The philosophy of Unix has elements of other timeless philosophies. One of them is that its principles match with the principles of design of the underlying elements. That is, the software design principles of the Unix philosophy match with the philosophy with which the underlying hardware is built.
If we observe the elements of the logic design of chips that run the software, we observe that one of the core principles on which the chips are designed is that they take a lot of very simple elements and then glue them together in creative ways. That is, it is the gluing that is difficult to understand, not the elements themselves. In the case of chips, the elements are the logic gates, and by using a large number of them in creative ways, the logic design of chips is done. The logic gates themselves are, of course, very easy to understand.
Let’s first observe the philosophy of logic gates:
- They do very simple computations. The AND, OR, and NOT gates all do very simple-to-understand computations.
- They are easy to combine. It’s easy to combine logic gates to create complicated structures.
- Their inputs and outputs are simple to understand, i.e., the substructures of the complicated structures can be debugged.

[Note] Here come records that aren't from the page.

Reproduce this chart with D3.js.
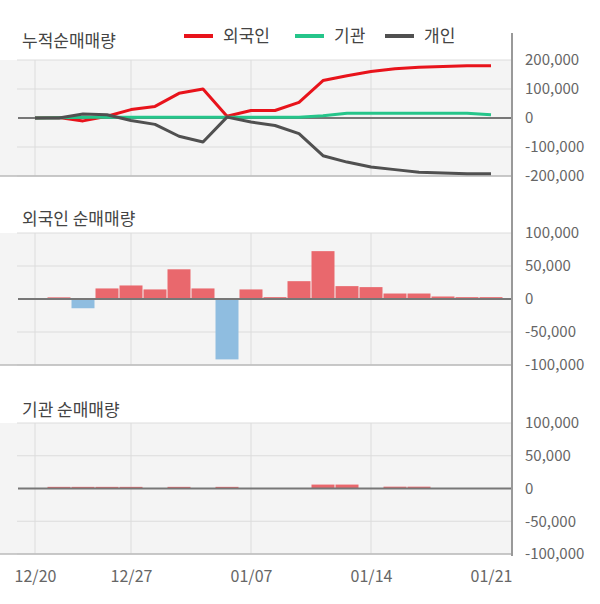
<!DOCTYPE html>
<html><head><meta charset="utf-8">
<script src="https://cdn.jsdelivr.net/npm/d3@7"></script>
<style>body{margin:0;background:#fff;} svg{display:block;font-family:"Noto Sans CJK KR","Noto Sans",sans-serif;}</style>
</head><body>
<svg id="c" width="600" height="604"></svg>
<script>
const dates = ["12/20","12/23","12/24","12/26","12/27","12/30","01/02","01/03","01/06","01/07","01/08","01/09","01/10","01/13","01/14","01/15","01/16","01/17","01/20","01/21"];
const xTickLabels = ["12/20","12/27","01/07","01/14","01/21"];
const gridDates = ["12/20","12/27","01/07","01/14"];
// cumulative net buying
const cumForeign = [0,2000,-10000,6000,29000,40000,85000,100000,6000,26000,26000,54000,129000,146000,160000,170000,175000,178000,180000,180000];
const cumInst    = [0,1000,2500,3000,3000,3000,3000,3000,3000,3000,3000,3000,8000,16000,16000,16000,16000,16000,16000,11000];
const cumIndiv   = [0,0,14000,11000,-8500,-22000,-63000,-83000,3000,-14000,-26000,-54000,-130000,-152000,-169000,-178000,-187000,-190000,-192000,-192000];
// daily net buying
const dailyForeign = [0,2500,-14000,16000,20500,14500,45000,16000,-91500,14500,2800,27000,72500,19500,18000,8300,8300,3800,2800,2800];
const dailyInst    = [0,2500,2500,2500,2500,0,2500,0,2500,0,0,0,6000,6000,0,2800,2800,0,0,0];
const cumTicks = [200000,100000,0,-100000,-200000];
const dayTicks = [100000,50000,0,-50000,-100000];

const svg = d3.select("#c");
const AX = 512;
const x = d3.scalePoint().domain(dates).range([35, 491]);
const fmt = v => d3.format(",")(v).replace("\u2212","-");
const txt = "#666";
const tickFont = "'Noto Sans CJK KR','Noto Sans',sans-serif";

function panel(top, bottom, domain, ticks, title, titleY) {
  const y = d3.scaleLinear().domain(domain).range([bottom, top]);
  const g = svg.append("g");
  g.append("rect").attr("x",0).attr("y",top).attr("width",AX).attr("height",bottom-top).attr("fill","#f4f4f4");
  ticks.forEach(t => {
    if (t !== 0) g.append("line").attr("x1",17).attr("x2",AX).attr("y1",y(t)).attr("y2",y(t)).attr("stroke","#dcdcdc").attr("stroke-width",1);
  });
  gridDates.forEach(d => {
    g.append("line").attr("x1",x(d)).attr("x2",x(d)).attr("y1",top).attr("y2",bottom).attr("stroke","#dcdcdc").attr("stroke-width",1);
  });
  g.append("line").attr("x1",0).attr("x2",AX).attr("y1",bottom).attr("y2",bottom).attr("stroke","#bbb").attr("stroke-width",1.5);
  const ax = d3.axisRight(y).tickValues(ticks).tickFormat(fmt).tickSize(0).tickPadding(13);
  const a = g.append("g").attr("transform",`translate(${AX},0)`).call(ax);
  a.select(".domain").remove();
  a.selectAll("text").attr("fill",txt).style("font-size","15px").style("font-family",tickFont);
  svg.append("text").attr("x",22).attr("y",titleY).text(title).attr("fill","#444").style("font-size","17px");
  return {g, y};
}

// Top panel
const p1 = panel(60, 176, [-200000,200000], cumTicks, "누적순매매량", 47);
p1.g.append("line").attr("x1",18).attr("x2",AX).attr("y1",p1.y(0)).attr("y2",p1.y(0)).attr("stroke","#777").attr("stroke-width",2);
const series = [
  {name:"외국인", vals:cumForeign, color:"#e8131b"},
  {name:"기관", vals:cumInst, color:"#25c58a"},
  {name:"개인", vals:cumIndiv, color:"#505050"}
];
series.forEach(s => {
  const line = d3.line().x((d,i)=>x(dates[i])).y(d=>p1.y(d));
  p1.g.append("path").datum(s.vals).attr("d",line).attr("fill","none").attr("stroke",s.color).attr("stroke-width",3).attr("stroke-linejoin","round");
});
// legend
const legX = [184, 295, 385];
series.forEach((s,i) => {
  svg.append("line").attr("x1",legX[i]).attr("x2",legX[i]+29).attr("y1",36).attr("y2",36).attr("stroke",s.color).attr("stroke-width",4);
  svg.append("text").attr("x",legX[i]+39).attr("y",42).text(s.name).attr("fill","#444").style("font-size","17px");
});

// bar panels
function bars(p, vals) {
  const w = 23;
  const data = vals.map((v,i)=>({d:dates[i], v})).filter(o => o.v !== 0);
  p.g.selectAll("rect.bar").data(data).enter().append("rect").attr("class","bar")
    .attr("x", o => x(o.d) - w/2).attr("width", w)
    .attr("y", o => p.y(Math.max(0,o.v))).attr("height", o => Math.abs(p.y(o.v)-p.y(0)))
    .attr("fill", o => o.v > 0 ? "#e9686d" : "#8fbde0");
  p.g.append("line").attr("x1",18).attr("x2",AX).attr("y1",p.y(0)).attr("y2",p.y(0)).attr("stroke","#777").attr("stroke-width",2);
}
const p2 = panel(233, 365, [-100000,100000], dayTicks, "외국인 순매매량", 225);
bars(p2, dailyForeign);
const p3 = panel(423, 554, [-100000,100000], dayTicks, "기관 순매매량", 416);
bars(p3, dailyInst);

// right axis line
svg.append("line").attr("x1",AX).attr("x2",AX).attr("y1",33).attr("y2",556).attr("stroke","#999").attr("stroke-width",2);

// x axis labels
const xa = d3.axisBottom(x).tickValues(xTickLabels).tickSize(0).tickPadding(0);
const xg = svg.append("g").attr("transform","translate(0,571)").call(xa);
xg.select(".domain").remove();
xg.selectAll("text").attr("fill",txt).style("font-size","16px").style("font-family",tickFont);
</script>
</body></html>
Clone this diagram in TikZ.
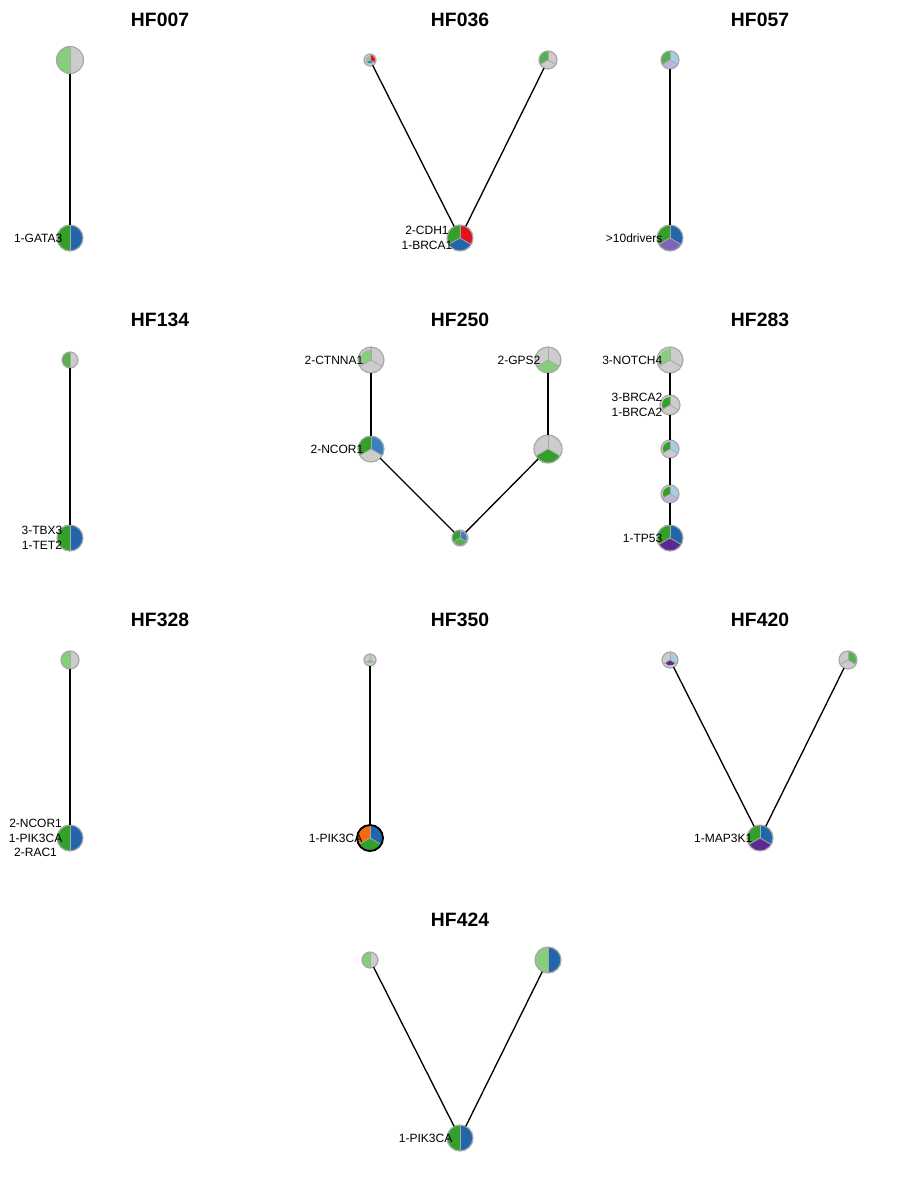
\documentclass[tikz,border=0pt]{standalone}
\usepackage{fontspec}
\setmainfont{Liberation Sans}
\definecolor{pgray}{HTML}{CCCCCC}
\definecolor{pbord}{HTML}{A8A8A8}
\definecolor{dgreen}{HTML}{33A02C}
\definecolor{mgreen}{HTML}{55B04F}
\definecolor{lgreen}{HTML}{88CC7E}
\definecolor{dblue}{HTML}{2166AA}
\definecolor{mblue}{HTML}{3A80C0}
\definecolor{lblue}{HTML}{A6CEE3}
\definecolor{pred}{HTML}{E3101E}
\definecolor{dpurple}{HTML}{5B2A8E}
\definecolor{mpurple}{HTML}{8064B8}
\definecolor{lpurple}{HTML}{C2B3DD}
\definecolor{porange}{HTML}{F26A11}
\tikzset{
  pie/.style={circle,fill=pgray,inner sep=0pt,outer sep=0pt,draw=none},
  pborder/.style={draw=pbord,line width=0.9pt},
  sel/.style={draw=black,line width=1.4pt},
  pdivider/.style={draw=pbord,line width=0.6pt},
  edge/.style={draw=black,line width=1pt},
  lab/.style={font=\fontsize{9}{11}\selectfont,align=center,inner sep=0pt,anchor=east},
  ptitle/.style={font=\fontsize{14.5}{16}\selectfont\bfseries,inner sep=0pt}
}
% wedge: node, start, end, radius, colour, fraction
\newcommand\pw[6]{\fill[#5] (#1.center) -- ++(#2:{#4*#6}) arc[start angle=#2,end angle=#3,radius={#4*#6}] -- cycle;}
% three-sector pie: name, pos, r, c1, f1 (top-left), c2, f2 (top-right), c3, f3 (bottom)
\newcommand\pieT[9]{%
  \node[pie,minimum size={#3*1.5pt}] (#1) at (#2) {};
  \pw{#1}{90}{210}{#3}{#4}{#5}
  \pw{#1}{-30}{90}{#3}{#6}{#7}
  \pw{#1}{210}{330}{#3}{#8}{#9}
  \foreach \aa in {90,210,330} {\draw[pdivider] (#1.center) -- ++(\aa:#3);}
  \draw[pborder] (#1.center) circle[radius=#3];}
% two-sector pie: name, pos, r, cL, fL, cR, fR
\newcommand\pieH[7]{%
  \node[pie,minimum size={#3*1.5pt}] (#1) at (#2) {};
  \pw{#1}{90}{270}{#3}{#4}{#5}
  \pw{#1}{-90}{90}{#3}{#6}{#7}
  \draw[pdivider] (#1.center) -- ++(90:#3);
  \draw[pdivider] (#1.center) -- ++(270:#3);
  \draw[pborder] (#1.center) circle[radius=#3];}
\begin{document}
\begin{tikzpicture}[x=0.75pt,y=0.75pt]
\useasboundingbox (0,0) rectangle (900,-1200);
% titles
\node[ptitle] (t1) at (160,-20) {HF007};
\node[ptitle] (t2) at (460,-20) {HF036};
\node[ptitle] (t3) at (760,-20) {HF057};
\node[ptitle] (t4) at (160,-320) {HF134};
\node[ptitle] (t5) at (460,-320) {HF250};
\node[ptitle] (t6) at (760,-320) {HF283};
\node[ptitle] (t7) at (160,-620) {HF328};
\node[ptitle] (t8) at (460,-620) {HF350};
\node[ptitle] (t9) at (760,-620) {HF420};
\node[ptitle] (t10) at (460,-920) {HF424};
% HF007
\pieH{a1}{70,-60}{13.5}{lgreen}{1}{pgray}{0}
\pieH{a2}{70,-238}{13}{dgreen}{1}{dblue}{1}
\draw[edge] (a1) -- (a2);
\node[lab] (la2) at ([xshift=-5.6pt]a2.center) {1-GATA3};
% HF036
\pieT{b1}{370,-60}{6}{lgreen}{0.7}{pred}{0.85}{mblue}{0.6}
\pieT{b2}{548,-60}{9}{mgreen}{1}{pgray}{0}{pgray}{0}
\pieT{b3}{460,-238}{13}{dgreen}{1}{pred}{1}{dblue}{1}
\draw[edge] (b1) -- (b3);
\draw[edge] (b2) -- (b3);
\node[lab] (lb3) at ([xshift=-5.6pt]b3.center) {2-CDH1\\1-BRCA1};
% HF057
\pieT{c1}{670,-60}{9}{mgreen}{1}{lblue}{0.9}{lpurple}{0.95}
\pieT{c2}{670,-238}{13}{dgreen}{1}{dblue}{1}{mpurple}{1}
\draw[edge] (c1) -- (c2);
\node[lab] (lc2) at ([xshift=-5.6pt]c2.center) {>10drivers};
% HF134
\pieH{d1}{70,-360}{8}{mgreen}{1}{pgray}{0}
\pieH{d2}{70,-538}{13}{dgreen}{1}{dblue}{1}
\draw[edge] (d1) -- (d2);
\node[lab] (ld2) at ([xshift=-5.6pt]d2.center) {3-TBX3\\1-TET2};
% HF250
\pieT{e1}{371,-360}{13}{lgreen}{0.8}{pgray}{0}{pgray}{0}
\pieT{e2}{371,-449}{13}{dgreen}{1}{mblue}{1}{pgray}{0}
\pieT{e3}{460,-538}{8}{dgreen}{1}{mblue}{0.85}{mgreen}{0.9}
\pieT{e4}{548,-360}{13}{pgray}{0}{pgray}{0}{lgreen}{1}
\pieT{e5}{548,-449}{14}{pgray}{0}{pgray}{0}{dgreen}{1}
\draw[edge] (e1) -- (e2);
\draw[edge] (e2) -- (e3);
\draw[edge] (e3) -- (e5);
\draw[edge] (e5) -- (e4);
\node[lab] (le1) at ([xshift=-5.6pt]e1.center) {2-CTNNA1};
\node[lab] (le2) at ([xshift=-5.6pt]e2.center) {2-NCOR1};
\node[lab] (le4) at ([xshift=-5.6pt]e4.center) {2-GPS2};
% HF283
\pieT{f1}{670,-360}{13}{lgreen}{0.85}{pgray}{0}{pgray}{0}
\pieT{f2}{670,-405}{10}{dgreen}{0.8}{pgray}{0}{pgray}{0}
\pieT{f3}{670,-449}{9}{dgreen}{0.8}{lblue}{1}{pgray}{0}
\pieT{f4}{670,-494}{9}{dgreen}{0.8}{lblue}{0.9}{lpurple}{0.95}
\pieT{f5}{670,-538}{13}{dgreen}{1}{dblue}{1}{dpurple}{1}
\draw[edge] (f1) -- (f2);
\draw[edge] (f2) -- (f3);
\draw[edge] (f3) -- (f4);
\draw[edge] (f4) -- (f5);
\node[lab] (lf1) at ([xshift=-5.6pt]f1.center) {3-NOTCH4};
\node[lab] (lf2) at ([xshift=-5.6pt]f2.center) {3-BRCA2\\1-BRCA2};
\node[lab] (lf5) at ([xshift=-5.6pt]f5.center) {1-TP53};
% HF328
\pieH{g1}{70,-660}{9}{lgreen}{1}{pgray}{0}
\pieH{g2}{70,-838}{13}{dgreen}{1}{dblue}{1}
\draw[edge] (g1) -- (g2);
\node[lab] (lg2) at ([xshift=-5.6pt]g2.center) {2-NCOR1\\1-PIK3CA\\2-RAC1};
% HF350
\pieT{h1}{370,-660}{6}{pgray}{0}{pgray}{0}{lgreen}{0.6}
\pieT{h2}{370,-838}{13}{porange}{1}{dblue}{1}{dgreen}{1}
\draw[sel] (h2.center) circle[radius=13];
\draw[edge] (h1) -- (h2);
\node[lab] (lh2) at ([xshift=-5.6pt]h2.center) {1-PIK3CA};
% HF420
\pieT{i1}{670,-660}{8}{pgray}{0}{lblue}{0.9}{dpurple}{0.7}
\pieT{i2}{848,-660}{9}{pgray}{0}{mgreen}{0.9}{pgray}{0}
\pieT{i3}{760,-838}{13}{dgreen}{1}{dblue}{1}{dpurple}{1}
\draw[edge] (i1) -- (i3);
\draw[edge] (i2) -- (i3);
\node[lab] (li3) at ([xshift=-5.6pt]i3.center) {1-MAP3K1};
% HF424
\pieH{j1}{370,-960}{8}{lgreen}{1}{pgray}{0}
\pieH{j2}{548,-960}{13}{lgreen}{1}{dblue}{1}
\pieH{j3}{460,-1138}{13}{dgreen}{1}{dblue}{1}
\draw[edge] (j1) -- (j3);
\draw[edge] (j2) -- (j3);
\node[lab] (lj3) at ([xshift=-5.6pt]j3.center) {1-PIK3CA};
\end{tikzpicture}
\end{document}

They have at most two inputs and one output, all 0 or 1.
Now we can see how they match with the tenets of the Unix philosophy:
- Do one thing and do it well: Similar to the gates, i.e., the software tools themselves shouldn’t be doing too many things. We can observe this clearly in GNU utilities.
- Programs should work together: Shell is the underlying glue in Unix. Powerful utilities like pipes let programmers combine the software tools in creative ways to accomplish powerful computational tasks.
- Text should be the universal interface of the programs: This, just like logic gates, makes debugging substructures easier. This is easy to see while debugging a Bash script. Since the inputs and outputs can be printed as text on the terminal, having text as the interface makes debugging easier.
We see that there some similarities in the two philosophies.